E3 Metals received strong collaborative support from oil and gas operators working in the permit area. This has allowed E3 to confirm lithium concentrations across a broad area, some of which has never previously been tested for lithium. E3 Metals results confirm that the lithium concentrations appear to be consistent throughout the massive Leduc reservoir.

The story writes itself. Let’s talk numbers:

Lithium concentrations obtained from 43 wells across E3’s permit area confirm historic results as high as 84.8 mg/L.

Lithium concentrations obtained from permit areas never before sampled range from 41.4 mg/L to 79.9 mg/L.

Those are good numbers for a petro-lithium project, which make up for lack of grade by the sheer size of the potential output, and here’s what’s better: We’re talking lithium found in existing oil wells, which means the company doesn’t have to go pounding expensive holes in the ground to figure out where everything is. Local oil operators, who for years considered lithium to be something that just got in the way, are now seeing there’s money to be had – money they could use right now – in allowing folks like E3 to come and siphon it away.

The company explains:

When the oil is pumped out of these maturing reservoirs by oil and gas operators, about 98 per cent of the fluid that comes with it is water and must be separated from the oil in a separation facility. Not all oil and gas reservoirs contain lithium, which distinguishes E3’s 1.4 million acres of permits over the prolific Leduc reservoir.
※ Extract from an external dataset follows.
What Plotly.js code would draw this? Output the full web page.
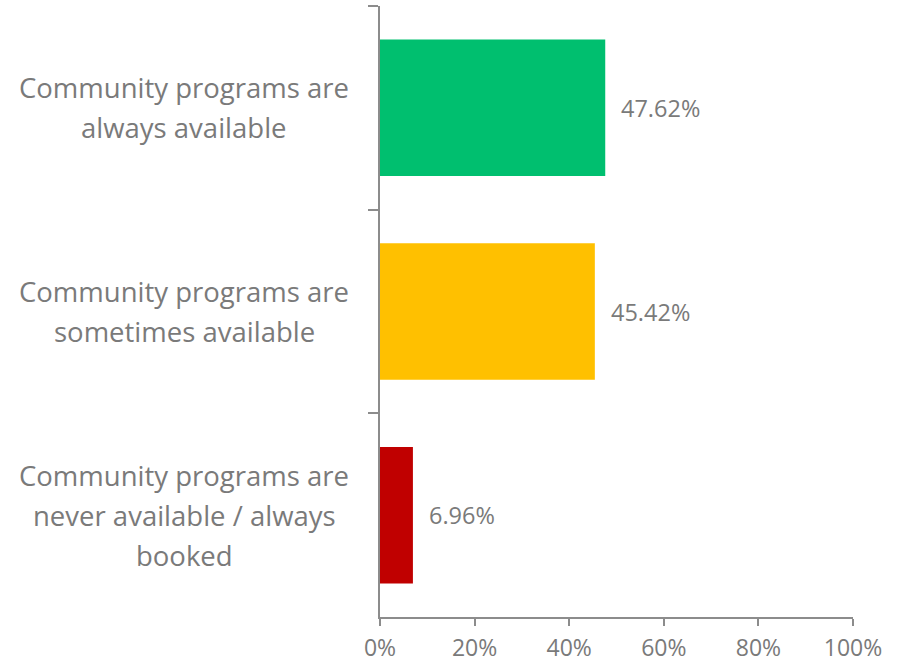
<!DOCTYPE html>
<html>
<head>
<meta charset="utf-8">
<script src="https://cdn.plot.ly/plotly-3.0.1.min.js"></script>
<style>
  html, body { margin: 0; padding: 0; background: #fff; }
  #chart { width: 903px; height: 664px; }
</style>
</head>
<body>
<div id="chart"></div>
<script>
// categories, top to bottom
let categories = ['always', 'sometimes', 'never'];
let labelLines = [
	['Community programs are', 'always available'],
	['Community programs are', 'sometimes available'],
	['Community programs are', 'never available / always', 'booked']
];
let shares = [47.62, 45.42, 6.96];
let barColors = ['#00BF6F', '#FFC000', '#C00000'];
let xTicks = [0, 20, 40, 60, 80, 100];

const grey = '#7a7a7a';
const font = 'Open Sans, Liberation Sans, sans-serif';

let bars = {
	type: 'bar',
	orientation: 'h',
	y: categories,
	x: shares,
	marker: {color: barColors},
	hoverinfo: 'none'
};

let annots = [];
// value labels to the right of the bars
for (let i = 0; i < categories.length; i++) {
	annots.push({
		x: shares[i], y: categories[i], xref: 'x', yref: 'y',
		text: shares[i].toFixed(2) + '%',
		showarrow: false, xanchor: 'left', xshift: 14,
		font: {family: font, size: 23.5, color: grey}
	});
}
// category labels, one annotation per line so line spacing can match
const lineGap = 40;
for (let i = 0; i < categories.length; i++) {
	let lines = labelLines[i];
	for (let j = 0; j < lines.length; j++) {
		annots.push({
			x: 0, y: categories[i], xref: 'paper', yref: 'y',
			text: lines[j],
			showarrow: false, xanchor: 'center', yanchor: 'middle',
			xshift: -196,
			yshift: ((lines.length - 1) / 2 - j) * lineGap,
			font: {family: font, size: 27.5, color: grey}
		});
	}
}

let layout = {
	width: 903,
	height: 664,
	margin: {l: 380, r: 50, t: 6, b: 47},
	paper_bgcolor: '#fff',
	plot_bgcolor: '#fff',
	showlegend: false,
	bargap: 0.33,
	font: {family: font, color: grey},
	xaxis: {
		range: [0, 100],
		tickvals: xTicks,
		ticktext: xTicks.map(v => v + '%'),
		showgrid: false,
		zeroline: false,
		showline: true,
		linecolor: '#8c8c8c',
		linewidth: 2,
		ticks: 'outside',
		ticklen: 7,
		tickwidth: 2,
		tickcolor: '#8c8c8c',
		ticklabelstandoff: 2,
		tickfont: {family: font, size: 23, color: grey},
		fixedrange: true
	},
	yaxis: {
		type: 'category',
		autorange: 'reversed',
		showticklabels: false,
		showgrid: false,
		zeroline: false,
		showline: true,
		linecolor: '#8c8c8c',
		linewidth: 2,
		ticks: 'outside',
		tickson: 'boundaries',
		ticklen: 10,
		tickwidth: 2,
		tickcolor: '#8c8c8c',
		fixedrange: true
	},
	annotations: annots
};

Plotly.newPlot('chart', [bars], layout, {displayModeBar: false, staticPlot: true});
</script>
</body>
</html>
Honestly, this is an easy piece to write, because the company is laying it all out:

E3 has demonstrated the ability to leverage the existing oil and gas fields’ infrastructure to reduce the exploration costs and development risks compared to conventional exploration for lithium in salars or hard rock deposits. No new drilling and infrastructure building are required for current and proposed exploration. With the trend of decreasing oil and gas production in the area, E3 may be able to acquire infrastructure for minimal cost. While lithium concentrations found in petro-lithium projects are generally at the lower end of the current lithium industry production grade curve (around 80 mg/L), it is important to understand that the Leduc reservoir has the capacity to contain tens of billions of litres of lithium-bearing brines with extremely high flow rates.

So yes, it’s up 25% today and it’s a shame you weren’t on it yesterday, but E3’s share price back in June peaked at $0.78 a share, and after today’s run, you can still get it at $0.44. That pegs the company at a market cap of $6.9 million according to Google Finance.

This is the first time I’ve taken a serious look at E3, and the news warrants further glances as news rolls out. A new 43-101 resource estimate will undoubtedly make the thing firmer, so it’s worth a spot on your watchlist.

— Chris Parry

FULL DISCLOSURE: There is no commercial arrangement between E3 Metals and Equity.Guru, nor does anyone associated with the company own stock in the firm.